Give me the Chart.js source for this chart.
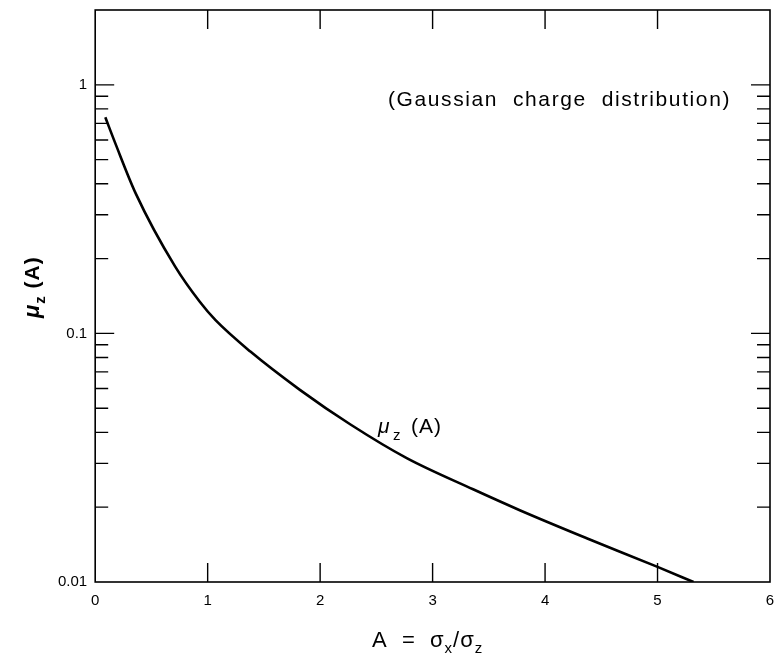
<!DOCTYPE html>
<html lang="en">
<head>
  <meta charset="utf-8">
  <title>mu_z(A)</title>
  <script src="https://cdn.jsdelivr.net/npm/chart.js"></script>
  <style>
    html, body { margin: 0; padding: 0; background: #fff; }
    #wrap { width: 774px; height: 660px; }
  </style>
</head>
<body>
<div id="wrap"><canvas id="muChart"></canvas></div>
<script>
  // values
  const aValues  = [0.09, 0.18, 0.36, 0.71, 0.93, 1.07, 1.38, 1.82, 2.27, 2.77, 3.36, 3.78, 4.37, 5.00, 5.32];
  const muValues = [0.74, 0.58, 0.366, 0.186, 0.134, 0.113, 0.0845, 0.0593, 0.0430, 0.0315, 0.0236, 0.0194, 0.0150, 0.0115, 0.0100];

  const xTicks = [0, 1, 2, 3, 4, 5, 6];
  const yTicks = [0.01, 0.1, 1];
  const yMinor = [2, 3, 4, 5, 6, 7, 8, 9];

  const FONT = '"Liberation Sans", Arial, Helvetica, sans-serif';

  const noOverhang = s => { s.paddingLeft = 0; s.paddingRight = 0; s.paddingTop = 0; s.paddingBottom = 0; };

  // inward ticks, frame and text labels
  const extras = {
    id: 'extras',
    afterDraw(chart) {
      const ctx = chart.ctx;
      const a = chart.chartArea;
      const xs = chart.scales.x, ys = chart.scales.y;
      ctx.save();
      ctx.strokeStyle = '#000';
      ctx.lineWidth = 1.6;
      ctx.strokeRect(a.left, a.top, a.right - a.left, a.bottom - a.top);

      ctx.lineWidth = 1.4;
      ctx.beginPath();
      // x major ticks, bottom and top
      xTicks.slice(1, -1).forEach(v => {
        const px = xs.getPixelForValue(v);
        ctx.moveTo(px, a.bottom); ctx.lineTo(px, a.bottom - 19);
        ctx.moveTo(px, a.top); ctx.lineTo(px, a.top + 19);
      });
      // y ticks, left and right
      yTicks.forEach(d => {
        const py = ys.getPixelForValue(d);
        if (d > 0.01) {
          ctx.moveTo(a.left, py); ctx.lineTo(a.left + 19, py);
          ctx.moveTo(a.right, py); ctx.lineTo(a.right - 19, py);
        }
        if (d < 1) {
          yMinor.forEach(m => {
            const pm = ys.getPixelForValue(d * m);
            ctx.moveTo(a.left, pm); ctx.lineTo(a.left + 13, pm);
            ctx.moveTo(a.right, pm); ctx.lineTo(a.right - 13, pm);
          });
        }
      });
      ctx.stroke();

      ctx.fillStyle = '#000';
      ctx.textBaseline = 'alphabetic';
      ctx.textAlign = 'left';

      // note in the top right
      ctx.font = '21px ' + FONT;
      ctx.letterSpacing = '1.6px';
      ctx.fillText('(Gaussian  charge  distribution)', 388, 106);

      // curve label
      ctx.letterSpacing = '1px';
      ctx.font = 'italic 21px ' + FONT;
      ctx.fillText('\u03bc', 378, 433);
      ctx.font = '15px ' + FONT;
      ctx.fillText('z', 393, 440);
      ctx.font = '21px ' + FONT;
      ctx.fillText('(A)', 411, 433);

      // x axis title
      let x = 372;
      const part = (t, f, dy) => {
        ctx.font = f;
        ctx.fillText(t, x, 647 + dy);
        x += ctx.measureText(t).width;
      };
      part('A  =  \u03c3', '22px ' + FONT, 0);
      part('x', '15px ' + FONT, 6);
      part('/\u03c3', '22px ' + FONT, 0);
      part('z', '15px ' + FONT, 6);

      // y axis title, rotated
      ctx.translate(39, 318);
      ctx.rotate(-Math.PI / 2);
      x = 0;
      const part2 = (t, f, dy) => {
        ctx.font = f;
        ctx.fillText(t, x, dy);
        x += ctx.measureText(t).width;
      };
      part2('\u03bc', 'italic bold 22px ' + FONT, 0);
      part2('z', 'bold 15px ' + FONT, 6);
      part2(' (A)', 'bold 21px ' + FONT, 0);
      ctx.restore();
    }
  };

  new Chart(document.getElementById('muChart'), {
    type: 'line',
    data: {
      datasets: [{
        data: aValues.map((v, i) => ({ x: v, y: muValues[i] })),
        borderColor: '#000',
        borderWidth: 2.6,
        pointRadius: 0,
        fill: false,
        cubicInterpolationMode: 'monotone'
      }]
    },
    options: {
      responsive: true,
      maintainAspectRatio: false,
      animation: false,
      layout: { autoPadding: false, padding: { left: 50, right: 4, top: 10, bottom: 40 } },
      plugins: { legend: { display: false }, tooltip: { enabled: false } },
      scales: {
        x: {
          type: 'linear',
          min: 0, max: 6,
          afterBuildTicks: s => { s.ticks = xTicks.map(v => ({ value: v })); },
          afterFit: noOverhang,
          grid: { display: false, drawTicks: false },
          border: { display: false },
          ticks: { color: '#000', font: { size: 15, family: FONT }, padding: 10, maxRotation: 0 }
        },
        y: {
          type: 'logarithmic',
          min: 0.01, max: 2,
          afterBuildTicks: s => { s.ticks = yTicks.map(v => ({ value: v })); },
          afterFit: noOverhang,
          grid: { display: false, drawTicks: false },
          border: { display: false },
          ticks: {
            color: '#000', font: { size: 15, family: FONT }, padding: 8,
            callback: v => String(v)
          }
        }
      }
    },
    plugins: [extras]
  });
</script>
</body>
</html>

=======

=== Exercise ===
Set the data above down again exactly as given, with no pictures.

=== Correct answer ===
Give me the Chart.js source for this chart.
<!DOCTYPE html>
<html lang="en">
<head>
  <meta charset="utf-8">
  <title>mu_z(A)</title>
  <script src="https://cdn.jsdelivr.net/npm/chart.js"></script>
  <style>
    html, body { margin: 0; padding: 0; background: #fff; }
    #wrap { width: 774px; height: 660px; }
  </style>
</head>
<body>
<div id="wrap"><canvas id="muChart"></canvas></div>
<script>
  // values
  const aValues  = [0.09, 0.18, 0.36, 0.71, 0.93, 1.07, 1.38, 1.82, 2.27, 2.77, 3.36, 3.78, 4.37, 5.00, 5.32];
  const muValues = [0.74, 0.58, 0.366, 0.186, 0.134, 0.113, 0.0845, 0.0593, 0.0430, 0.0315, 0.0236, 0.0194, 0.0150, 0.0115, 0.0100];

  const xTicks = [0, 1, 2, 3, 4, 5, 6];
  const yTicks = [0.01, 0.1, 1];
  const yMinor = [2, 3, 4, 5, 6, 7, 8, 9];

  const FONT = '"Liberation Sans", Arial, Helvetica, sans-serif';

  const noOverhang = s => { s.paddingLeft = 0; s.paddingRight = 0; s.paddingTop = 0; s.paddingBottom = 0; };

  // inward ticks, frame and text labels
  const extras = {
    id: 'extras',
    afterDraw(chart) {
      const ctx = chart.ctx;
      const a = chart.chartArea;
      const xs = chart.scales.x, ys = chart.scales.y;
      ctx.save();
      ctx.strokeStyle = '#000';
      ctx.lineWidth = 1.6;
      ctx.strokeRect(a.left, a.top, a.right - a.left, a.bottom - a.top);

      ctx.lineWidth = 1.4;
      ctx.beginPath();
      // x major ticks, bottom and top
      xTicks.slice(1, -1).forEach(v => {
        const px = xs.getPixelForValue(v);
        ctx.moveTo(px, a.bottom); ctx.lineTo(px, a.bottom - 19);
        ctx.moveTo(px, a.top); ctx.lineTo(px, a.top + 19);
      });
      // y ticks, left and right
      yTicks.forEach(d => {
        const py = ys.getPixelForValue(d);
        if (d > 0.01) {
          ctx.moveTo(a.left, py); ctx.lineTo(a.left + 19, py);
          ctx.moveTo(a.right, py); ctx.lineTo(a.right - 19, py);
        }
        if (d < 1) {
          yMinor.forEach(m => {
            const pm = ys.getPixelForValue(d * m);
            ctx.moveTo(a.left, pm); ctx.lineTo(a.left + 13, pm);
            ctx.moveTo(a.right, pm); ctx.lineTo(a.right - 13, pm);
          });
        }
      });
      ctx.stroke();

      ctx.fillStyle = '#000';
      ctx.textBaseline = 'alphabetic';
      ctx.textAlign = 'left';

      // note in the top right
      ctx.font = '21px ' + FONT;
      ctx.letterSpacing = '1.6px';
      ctx.fillText('(Gaussian  charge  distribution)', 388, 106);

      // curve label
      ctx.letterSpacing = '1px';
      ctx.font = 'italic 21px ' + FONT;
      ctx.fillText('\u03bc', 378, 433);
      ctx.font = '15px ' + FONT;
      ctx.fillText('z', 393, 440);
      ctx.font = '21px ' + FONT;
      ctx.fillText('(A)', 411, 433);

      // x axis title
      let x = 372;
      const part = (t, f, dy) => {
        ctx.font = f;
        ctx.fillText(t, x, 647 + dy);
        x += ctx.measureText(t).width;
      };
      part('A  =  \u03c3', '22px ' + FONT, 0);
      part('x', '15px ' + FONT, 6);
      part('/\u03c3', '22px ' + FONT, 0);
      part('z', '15px ' + FONT, 6);

      // y axis title, rotated
      ctx.translate(39, 318);
      ctx.rotate(-Math.PI / 2);
      x = 0;
      const part2 = (t, f, dy) => {
        ctx.font = f;
        ctx.fillText(t, x, dy);
        x += ctx.measureText(t).width;
      };
      part2('\u03bc', 'italic bold 22px ' + FONT, 0);
      part2('z', 'bold 15px ' + FONT, 6);
      part2(' (A)', 'bold 21px ' + FONT, 0);
      ctx.restore();
    }
  };

  new Chart(document.getElementById('muChart'), {
    type: 'line',
    data: {
      datasets: [{
        data: aValues.map((v, i) => ({ x: v, y: muValues[i] })),
        borderColor: '#000',
        borderWidth: 2.6,
        pointRadius: 0,
        fill: false,
        cubicInterpolationMode: 'monotone'
      }]
    },
    options: {
      responsive: true,
      maintainAspectRatio: false,
      animation: false,
      layout: { autoPadding: false, padding: { left: 50, right: 4, top: 10, bottom: 40 } },
      plugins: { legend: { display: false }, tooltip: { enabled: false } },
      scales: {
        x: {
          type: 'linear',
          min: 0, max: 6,
          afterBuildTicks: s => { s.ticks = xTicks.map(v => ({ value: v })); },
          afterFit: noOverhang,
          grid: { display: false, drawTicks: false },
          border: { display: false },
          ticks: { color: '#000', font: { size: 15, family: FONT }, padding: 10, maxRotation: 0 }
        },
        y: {
          type: 'logarithmic',
          min: 0.01, max: 2,
          afterBuildTicks: s => { s.ticks = yTicks.map(v => ({ value: v })); },
          afterFit: noOverhang,
          grid: { display: false, drawTicks: false },
          border: { display: false },
          ticks: {
            color: '#000', font: { size: 15, family: FONT }, padding: 8,
            callback: v => String(v)
          }
        }
      }
    },
    plugins: [extras]
  });
</script>
</body>
</html>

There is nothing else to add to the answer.